The new writers are actually better than the older generation, because of the emergence of modern tools of mass communication which we are now using to improve the literary standards of contemporary literature in Nigeria. But we don’t have the readers that the older generation had in the post colonial period when pupils and students enjoyed reading both their recommended text books and other books like novels and children’s books. Nigerians are not reading novels, because of the dysfunctional system of education and poor intellectual development in schools where examination malpractices have made pupils and students lazy and less competitive for intellectual scholarship.

So much you have done, you must be a rich man?

I am successful by the grace of God, but success is not measured by personal wealth, but by how many people you can share your success with. Only a foolish rich man has poor brothers and sisters.

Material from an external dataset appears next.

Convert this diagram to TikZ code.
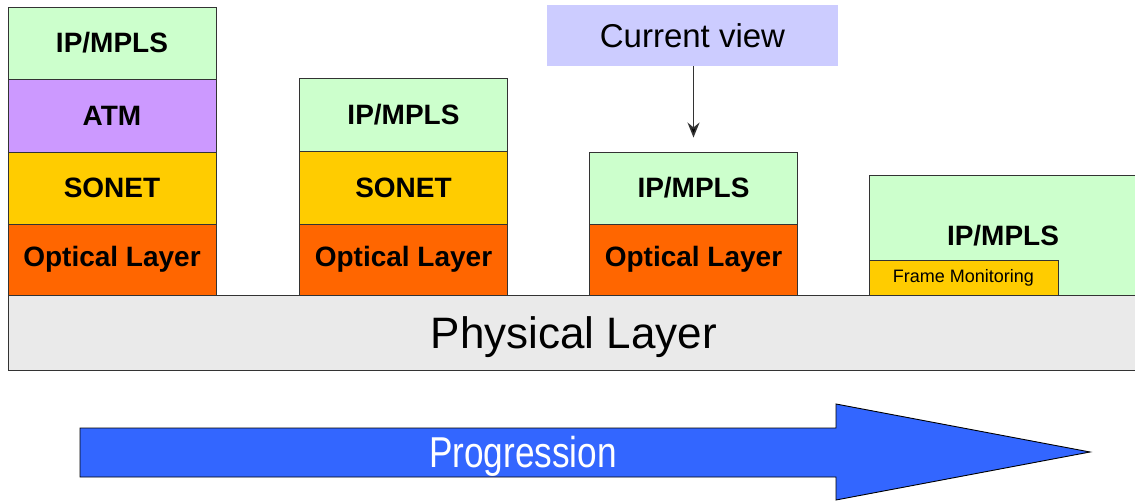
\documentclass[tikz,border=0pt]{standalone}
\usepackage{fontspec}
\setmainfont{Liberation Sans}
\usetikzlibrary{arrows.meta}
\definecolor{ipgreen}{HTML}{CCFFCC}
\definecolor{atmpurple}{HTML}{CC99FF}
\definecolor{sonetyellow}{HTML}{FFCC00}
\definecolor{opticorange}{HTML}{FF6600}
\definecolor{physgray}{HTML}{EAEAEA}
\definecolor{viewblue}{HTML}{CCCCFF}
\definecolor{progblue}{HTML}{3366FF}
\definecolor{edge}{HTML}{333333}
\tikzset{
  layer/.style={draw=edge, line width=0.9pt, inner sep=0pt, minimum width=208,
    font=\fontsize{28}{28}\selectfont\bfseries},
  ip/.style={layer, fill=ipgreen},
  atm/.style={layer, fill=atmpurple},
  sonet/.style={layer, fill=sonetyellow},
  optic/.style={layer, fill=opticorange},
  pointer/.style={draw=edge, line width=1.6pt, -{Stealth[length=15pt,width=12pt,fill=black]}},
}
\begin{document}
\begin{tikzpicture}[x=1pt, y=-1pt]
\useasboundingbox (0,0) rectangle (1135,502);

% physical layer band
\node[draw=edge, line width=0.9pt, fill=physgray, inner sep=0pt,
      minimum width=1132, minimum height=75, text height=32pt, text depth=0pt,
      font=\fontsize{44}{44}\selectfont]
  (phys) at (574,332.5) {Physical Layer};

% first stack: IP over ATM over SONET over optics
\node[ip,    minimum height=72] (ipA)  at (112,43)    {IP/MPLS};
\node[atm,   minimum height=73] (atmA) at (112,115.5) {ATM};
\node[sonet, minimum height=72] (sonA) at (112,188)   {SONET};
\node[optic, minimum height=71] (optA) at (112,259.5) {Optical Layer};

% second stack: IP over SONET over optics
\node[ip,    minimum height=73] (ipB)  at (403.5,114.5) {IP/MPLS};
\node[sonet, minimum height=73] (sonB) at (403.5,187.5) {SONET};
\node[optic, minimum height=71] (optB) at (403.5,259.5) {Optical Layer};

% third stack: IP directly over optics
\node[ip,    minimum height=72] (ipC)  at (693.5,188)   {IP/MPLS};
\node[optic, minimum height=71] (optC) at (693.5,259.5) {Optical Layer};

% fourth stack: IP with frame monitoring
\node[ip, minimum width=269, minimum height=120] (ipD) at (1003.5,235) {};
\node[font=\fontsize{28}{28}\selectfont\bfseries] (ipDt) at (1003,236) {IP/MPLS};
\node[draw=edge, line width=0.9pt, fill=sonetyellow, inner sep=0pt,
      minimum width=189, minimum height=35, font=\fontsize{18}{18}\selectfont]
  (fm) at (963.5,277.5) {Frame Monitoring};

% current view marker
\node[fill=viewblue, inner sep=0pt, minimum width=291, minimum height=61,
      font=\fontsize{33}{33}\selectfont] (cv) at (692.5,35.5) {Current view};
\draw[pointer] (cv.south -| ipC.north) -- ([yshift=14pt]ipC.north);

% progression arrow
\draw[draw=black, line width=0.9pt, fill=progblue]
  (80,428) -- (836,428) -- (836,404) -- (1090,452) -- (836,500)
  -- (836,477) -- (80,477) -- cycle;
\node[text=white, font=\fontsize{40}{40}\selectfont, xscale=0.88, yscale=1.08] (prog) at (523,456) {Progression};
\end{tikzpicture}
\end{document}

I don’t measure success by how much good and ill-gotten riches someone has got, but by how many lives you have touched and transformed positively in your home, neighbourhood, community and society. I believe more in building lives than building houses.

What is likely to be your focus in future?

My mission is to use the social media for mass communication for the nation building of a New Nigeria.

Anything you want to excel in?

Charity. Charity. Charity for the benefit of every member of our society.

What are you working on presently?

My next book is on President Barack Obama, and completing my first feature film next year by the infinite grace of God who alone makes all dreams and wishes possible.